Jorge de Brito (JB): O Protocolo é um documento em que foram colocadas, de forma clara e organizada, as regras de boa prática. Vai desde a parte da separação dos agregados até à parte política e de toda a envolvente associada aos materiais, gestão de qualidade, processamento de materiais. O Protocolo não vai resolver todos os problemas, para que conste. Pretende, apenas, servir como um documento de informação muito bem estruturada e preparada e que, sobretudo, tem um grande enfase nos bons exemplos. Apresenta um conjunto de bons exemplos em vários Países da União Europeia em que se procura, através desses exemplos, mostrar que é possível. É possível fazer bem. O documento nunca poderia criar as condições económicas, políticas ou mesmo culturais. Isso não está no documento. Mas acredito que essa parte está também a mudar. Há um pendor político no nosso país que é evidente, no sentido de proteger as questões ambientais, há um pouco mais de margem económica para incluirmos os custos de fazer melhor do ponto de vista ambiental e é evidente a mudança de mentalidade das pessoas. Essa mudança é mais complicada quando a “pessoa” é confrontada com uma despesa adicional…
…o senhor referiu a importância de esse sobrecusto ser diluído ou, pelo menos, partilhado pelos vários agentes…
JB: A título de exemplo, e informalmente, posso referir que eu próprio, recentemente, fiz obras em casa e a escolha recaiu sobre um empreiteiro que era mas caro que os outros. Uma das razões pelas quais era mais caro é que este fazia a recolha e o encaminhamento dos resíduos como mandam as regras. E isso tem um peso significativo, não há outra forma de o dizer. E acredito que em vez de esse acréscimo ter sido suportado por mim poderia ter sido suportado parcialmente por taxas ou impostos. A competitividade de determinados materiais, nomeadamente os reciclados, pode ser aumentada através da taxação dos materiais virgens. Há neste momento um excesso de liberdade e de condições excessivamente favoráveis para quem explora as matérias primas virgens. Isso distorce o mercado. Temos, de facto, a matéria prima mas estas estão ridiculamente baixas. Por exemplo, no Reino Unido têm uma taxa ambiental sobre materiais virgens e agregados que resultou numa natural expansão do uso de materiais reciclados.
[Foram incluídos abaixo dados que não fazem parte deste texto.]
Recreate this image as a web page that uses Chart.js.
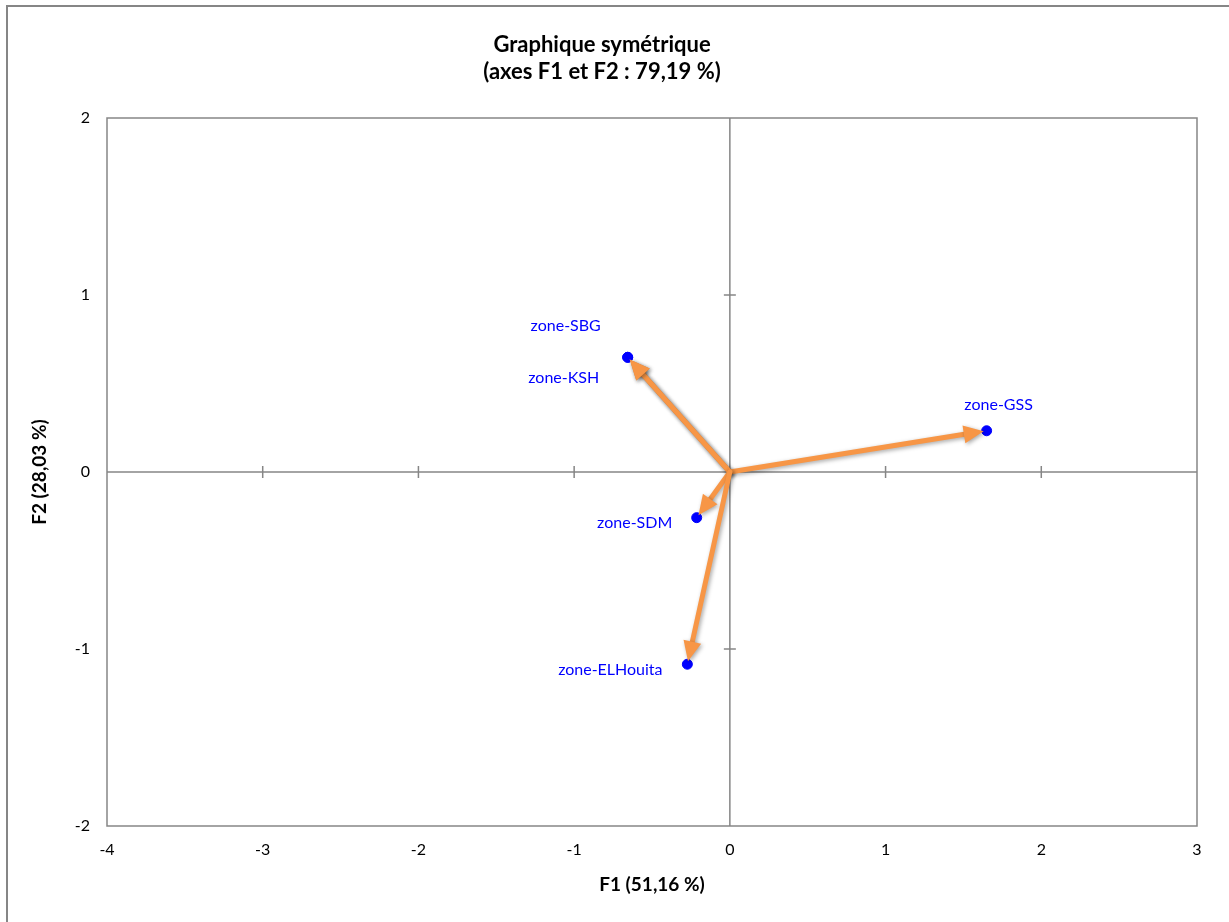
<!DOCTYPE html>
<html>
<head>
<meta charset="utf-8">
<script src="https://cdn.jsdelivr.net/npm/chart.js@4.4.1/dist/chart.umd.min.js"></script>
<style>
  html, body { margin: 0; padding: 0; background: #fff; }
  #wrap { width: 1229px; height: 922px; }
</style>
</head>
<body>
<div id="wrap"><canvas id="chart"></canvas></div>
<script>
// Data
const zones = ['zone-SBG', 'zone-KSH', 'zone-GSS', 'zone-SDM', 'zone-ELHouita'];
const f1 = [-0.656, -0.656, 1.649, -0.213, -0.273];
const f2 = [0.648, 0.648, 0.233, -0.258, -1.086];
const xTicks = [-4, -3, -2, -1, 0, 1, 2, 3];
const yTicks = [-2, -1, 0, 1, 2];

const FONT = 'Lato, "Open Sans", sans-serif';
const GREY = '#868686';
const ORANGE = '#F79646';

// label offsets (pixels from point centre) like Excel placed them
const labelOffsets = [[-62, -31], [-64, 21], [12, -26], [-62, 5], [-77, 6]];

const points = zones.map((z, i) => ({ x: f1[i], y: f2[i] }));

// frame, zero axes with cross ticks, arrows and labels
const biplot = {
  id: 'biplot',
  beforeDraw(chart) {
    const { ctx, chartArea: a, scales: { x, y } } = chart;
    ctx.save();
    // outer chart frame (left + top only visible)
    ctx.strokeStyle = GREY;
    ctx.lineWidth = 2;
    ctx.beginPath();
    ctx.moveTo(7, 922);
    ctx.lineTo(7, 6);
    ctx.lineTo(1229, 6);
    ctx.stroke();
    // plot frame
    ctx.lineWidth = 1.5;
    ctx.strokeRect(a.left, a.top, a.right - a.left, a.bottom - a.top);
    // zero lines
    const x0 = x.getPixelForValue(0), y0 = y.getPixelForValue(0);
    ctx.beginPath();
    ctx.moveTo(a.left, y0); ctx.lineTo(a.right, y0);
    ctx.moveTo(x0, a.top); ctx.lineTo(x0, a.bottom);
    xTicks.forEach(v => {
      if (v === xTicks[0] || v === xTicks[xTicks.length - 1]) return;
      const px = x.getPixelForValue(v);
      ctx.moveTo(px, y0 - 6); ctx.lineTo(px, y0 + 6);
    });
    yTicks.forEach(v => {
      if (v === yTicks[0] || v === yTicks[yTicks.length - 1]) return;
      const py = y.getPixelForValue(v);
      ctx.moveTo(x0 - 6, py); ctx.lineTo(x0 + 6, py);
    });
    ctx.stroke();
    ctx.restore();
  },
  afterDatasetsDraw(chart) {
    const { ctx, scales: { x, y } } = chart;
    const ox = x.getPixelForValue(0), oy = y.getPixelForValue(0);
    ctx.save();
    // arrows from origin to each zone
    ctx.shadowColor = 'rgba(0,0,0,0.35)';
    ctx.shadowBlur = 4;
    ctx.shadowOffsetX = 1.5;
    ctx.shadowOffsetY = 1.5;
    ctx.strokeStyle = ORANGE;
    ctx.fillStyle = ORANGE;
    ctx.lineWidth = 5;
    ctx.lineCap = 'round';
    points.forEach(p => {
      const px = x.getPixelForValue(p.x), py = y.getPixelForValue(p.y);
      const dx = px - ox, dy = py - oy;
      const len = Math.hypot(dx, dy);
      const ux = dx / len, uy = dy / len;
      const tipX = px - ux * 3, tipY = py - uy * 3;
      const headL = 20, headW = 9;
      const bx = tipX - ux * headL, by = tipY - uy * headL;
      ctx.beginPath();
      ctx.moveTo(ox, oy);
      ctx.lineTo(bx + ux * 2, by + uy * 2);
      ctx.stroke();
      ctx.beginPath();
      ctx.moveTo(tipX, tipY);
      ctx.lineTo(bx - uy * headW, by + ux * headW);
      ctx.lineTo(bx + uy * headW, by - ux * headW);
      ctx.closePath();
      ctx.fill();
    });
    ctx.restore();
    // point labels
    ctx.save();
    ctx.font = '16px ' + FONT;
    ctx.fillStyle = '#0000FF';
    ctx.textAlign = 'center';
    ctx.textBaseline = 'middle';
    points.forEach((p, i) => {
      const px = x.getPixelForValue(p.x), py = y.getPixelForValue(p.y);
      ctx.fillText(zones[i], px + labelOffsets[i][0], py + labelOffsets[i][1]);
    });
    ctx.restore();
  }
};

new Chart(document.getElementById('chart'), {
  type: 'scatter',
  data: {
    datasets: [{
      data: points,
      backgroundColor: '#0000FF',
      borderColor: '#0000FF',
      pointRadius: 5,
      pointHoverRadius: 5
    }]
  },
  options: {
    responsive: true,
    maintainAspectRatio: false,
    animation: false,
    layout: { padding: { left: 7, right: 32, top: 0, bottom: 0 } },
    plugins: {
      legend: { display: false },
      tooltip: { enabled: false },
      title: {
        display: true,
        text: ['Graphique symétrique', '(axes F1 et F2 : 79,19 %)'],
        color: '#000',
        font: { family: FONT, size: 22, weight: 'bold', lineHeight: 1.25 },
        padding: { top: 31, bottom: 32 }
      }
    },
    scales: {
      x: {
        type: 'linear',
        min: xTicks[0],
        max: xTicks[xTicks.length - 1],
        afterBuildTicks: s => { s.ticks = xTicks.map(v => ({ value: v })); },
        afterFit: s => { s.height = 96; },
        grid: { display: false, drawTicks: false },
        border: { display: false },
        ticks: { color: '#000', font: { family: FONT, size: 16 }, padding: 14.4 },
        title: {
          display: true,
          text: 'F1 (51,16 %)',
          color: '#000',
          font: { family: FONT, size: 19, weight: 'bold' },
          padding: { top: 0, bottom: 25.6 }
        }
      },
      y: {
        type: 'linear',
        min: yTicks[0],
        max: yTicks[yTicks.length - 1],
        afterBuildTicks: s => { s.ticks = yTicks.map(v => ({ value: v })); },
        afterFit: s => { s.width = 100; },
        grid: { display: false, drawTicks: false },
        border: { display: false },
        ticks: { color: '#000', font: { family: FONT, size: 16 }, padding: 17 },
        title: {
          display: true,
          text: 'F2 (28,03 %)',
          color: '#000',
          font: { family: FONT, size: 19, weight: 'bold' },
          padding: { top: 21.6, bottom: 0 }
        }
      }
    }
  },
  plugins: [biplot]
});
</script>
</body>
</html>
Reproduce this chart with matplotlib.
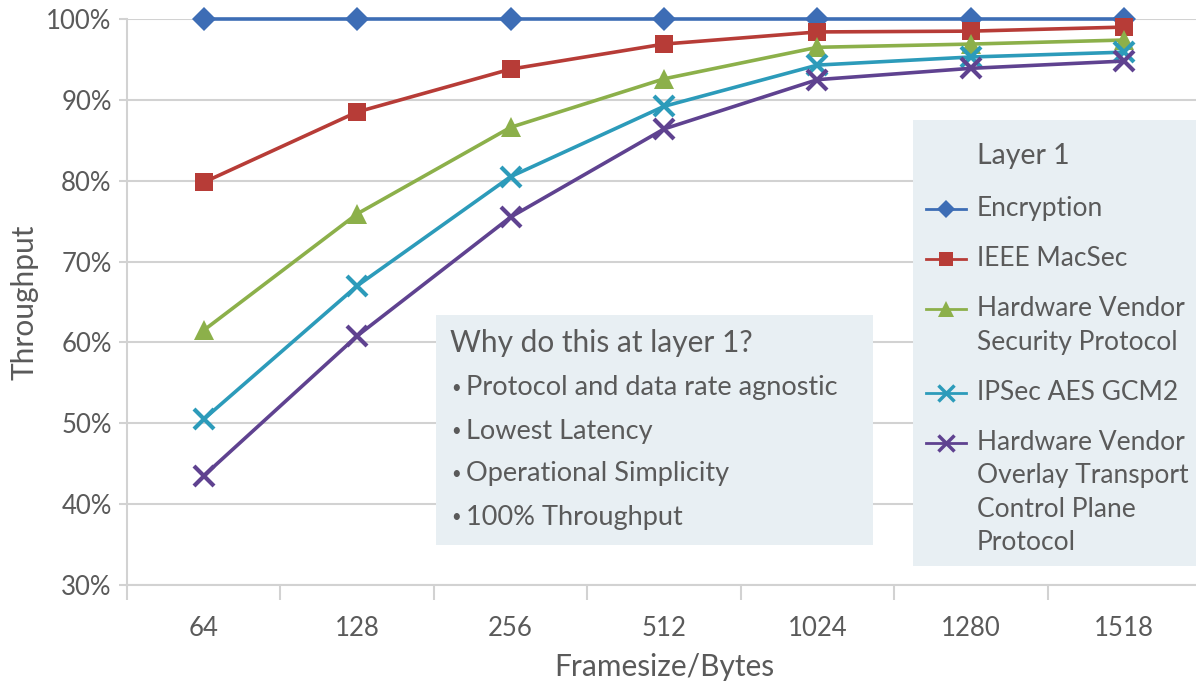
import matplotlib
matplotlib.use("Agg")
import matplotlib.pyplot as plt
from matplotlib.lines import Line2D
from matplotlib.patches import Rectangle
import numpy as np

plt.rcParams['font.family'] = ['Lato', 'DejaVu Sans']

framesizes = ["64", "128", "256", "512", "1024", "1280", "1518"]
encryption = [100, 100, 100, 100, 100, 100, 100]
ieee_macsec = [79.8, 88.5, 93.8, 96.9, 98.4, 98.5, 99.0]
hw_security = [61.5, 75.9, 86.6, 92.6, 96.5, 96.9, 97.4]
ipsec_gcm2 = [50.5, 67.0, 80.5, 89.2, 94.3, 95.3, 95.9]
hw_overlay = [43.5, 60.8, 75.5, 86.4, 92.5, 93.9, 94.8]

series_labels = [
    "Encryption",
    "IEEE MacSec",
    "Hardware Vendor\nSecurity Protocol",
    "IPSec AES GCM2",
    "Hardware Vendor\nOverlay Transport\nControl Plane\nProtocol",
]
yticks = [30, 40, 50, 60, 70, 80, 90, 100]
legend_title = "Layer 1"
box_title = "Why do this at layer 1?"
box_points = [
    "Protocol and data rate agnostic",
    "Lowest Latency",
    "Operational Simplicity",
    "100% Throughput",
]

series = [encryption, ieee_macsec, hw_security, ipsec_gcm2, hw_overlay]
colors = ["#3d6db5", "#b73c37", "#8cb04a", "#2c9bba", "#5f4290"]
markers = ["D", "s", "^", "x", "x"]
msizes = [12, 13, 15, 14, 14]

text_color = "#5a5a5a"
grid_color = "#d2d2d2"
panel_color = "#e8eff3"

W, H = 1196, 683
fig = plt.figure(figsize=(W / 100, H / 100), dpi=100)
ax = fig.add_axes([127 / W, 98 / H, 1074 / W, 566 / H])

x = np.arange(len(framesizes))
for vals, c, m, ms in zip(series, colors, markers, msizes):
    ax.plot(x, vals, color=c, lw=2.6, marker=m, ms=ms, mew=3 if m == "x" else 0,
            mec=c, mfc=c, clip_on=False, zorder=3)

ax.set_xlim(-0.5, len(framesizes) - 0.5)
ax.set_ylim(30, 100)
ax.set_yticks(yticks)
ax.set_yticklabels([f"{v}%" for v in yticks])
ax.set_xticks(x)
ax.set_xticklabels(framesizes)
ax.set_xticks(np.arange(-0.5, len(framesizes)), minor=True)

ax.grid(axis="y", color=grid_color, lw=1.5, zorder=0)
for s in ["top", "right"]:
    ax.spines[s].set_visible(False)
for s in ["left", "bottom"]:
    ax.spines[s].set_color(grid_color)
    ax.spines[s].set_linewidth(1.5)

ax.tick_params(axis="y", length=6, width=1.5, color=grid_color, labelsize=18.5,
               labelcolor=text_color, pad=5)
ax.tick_params(axis="x", which="major", length=0, labelsize=18.5,
               labelcolor=text_color, pad=22)
ax.tick_params(axis="x", which="minor", length=11, width=1.5, color=grid_color)

ax.set_ylabel("Throughput", fontsize=21.5, color=text_color)
ax.set_xlabel("Framesize/Bytes", fontsize=21.5, color=text_color)
ax.yaxis.set_label_coords(-(127 - 25) / 1074, 0.5)
ax.xaxis.set_label_coords(0.5, -(667 - 585) / 566)
ax.xaxis.label.set_va("center")
ax.yaxis.label.set_va("center")


def fy(py):
    return 1 - py / H


# Callout box with bullet points
fig.patches.append(Rectangle((436 / W, fy(545)), (873 - 436) / W, (545 - 315) / H,
                             transform=fig.transFigure, facecolor=panel_color,
                             edgecolor="none", zorder=5))
fig.text(450 / W, fy(343), box_title, fontsize=21.5, color=text_color,
         va="center", ha="left", zorder=6)
for i, pt in enumerate(box_points):
    yy = fy(388 + i * 43)
    fig.text(451 / W, yy, "\u2022", fontsize=12, color=text_color,
             va="center", ha="left", zorder=6)
    fig.text(466 / W, yy, pt, fontsize=19.5, color=text_color,
             va="center", ha="left", zorder=6)

# Legend panel
fig.patches.append(Rectangle((913 / W, fy(566)), (W - 913) / W, (566 - 120) / H,
                             transform=fig.transFigure, facecolor=panel_color,
                             edgecolor="none", zorder=5))
fig.text(977 / W, fy(156), legend_title, fontsize=20.5, color=text_color,
         va="center", ha="left", zorder=6)
line_h = 33.5
y0 = 209
for lab, c, m, ms in zip(series_labels, colors, markers, msizes):
    yy = fy(y0)
    fig.add_artist(Line2D([926 / W, 966 / W], [yy, yy], transform=fig.transFigure,
                          color=c, lw=2, zorder=6))
    fig.add_artist(Line2D([946 / W], [yy], transform=fig.transFigure, color=c,
                          marker=m, ms=ms * 0.8, mew=2.5 if m == "x" else 0,
                          mec=c, mfc=c, zorder=7))
    lines = lab.split("\n")
    for k, ln in enumerate(lines):
        fig.text(977 / W, fy(y0 + k * line_h) , ln, fontsize=19, color=text_color,
                 va="center", ha="left", zorder=6)
    y0 += (len(lines) - 1) * line_h + 50

fig.savefig("out.png", dpi=100)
Uma das empresas mais conceituadas na área da demolição selectiva, com larga experiência, organizou-se de modo a vender o plástico, a borracha, a recuperação da madeira mas continuava com uma grande pilha de matéria inerte nas suas instalações de que não se conseguiu desfazer. Essa era a parte mais fácil. Podia ser matéria usada em tantas aplicações, em fundações, em betão mas, para eles, estava apenas a representar um stock adicional…
…aí voltamos à questão da mentalidade…
JB: Sobretudo da confiança. Em Portugal não gostamos de comprar nada em “segunda mão”. O que quer que seja “em segunda mão” tem, normalmente, um carácter pejorativo. O que não é necessariamente verdade. No nosso país, as autoridades não tornaram obrigatório o uso de agregados reciclados em situações em que está mais do que provado de que são uma mais-valia. Em muitas situações, para agravar a situação, barram o uso destes materiais. Normalmente, a propósito deste tipo de discussões, há quem questione se deixaremos de utilizar matérias virgens. E a resposta é óbvia: Não! Há países em que a incorporação de matérias recicladas ascende a 20%, o que quer dizer que há a utilização de 80% de matérias virgens.
O senhor tem responsabilidades ao nível da Construção Sustentável na Comissão. O que podemos esperar do futuro do Sector na Europa?
VB: A Estratégia Construção 2020 é um documento importante que está em vigor. Há que ter em mente que o Sector da Construção é importante para a Comissão Europeia mas, essencialmente, para a Europa no seu todo. O Sector da Construção representa 10% do Produto Interno Bruto na Europa. Se avaliarmos ao detalhe, a Construção tem um peso de 50% na extracção de materiais, de consumo de energia, 33% na produção de desperdícios. Estamos a lidar com grandes números que necessitam de ser monitorizados de modo a garantir a competitividade do Sector e a adaptação desta industria à economia. A Comissão Europeia assume o compromisso de respeitar o peso relevante que a Construção tem para o futuro da Europa e da sua economia. Há desafios que temos pela frente e que importa acautelar. Falamos de desafios como a eficiência dos recursos, eficiência energética nos edifícios, a própria capacidade e habilidade dos profissionais é uma preocupação na medida em que é fundamental que as artes sejam passadas para as novas gerações. Além disso, importa olhar para a adaptação dessas capacidades às ferramentas tecnológicas.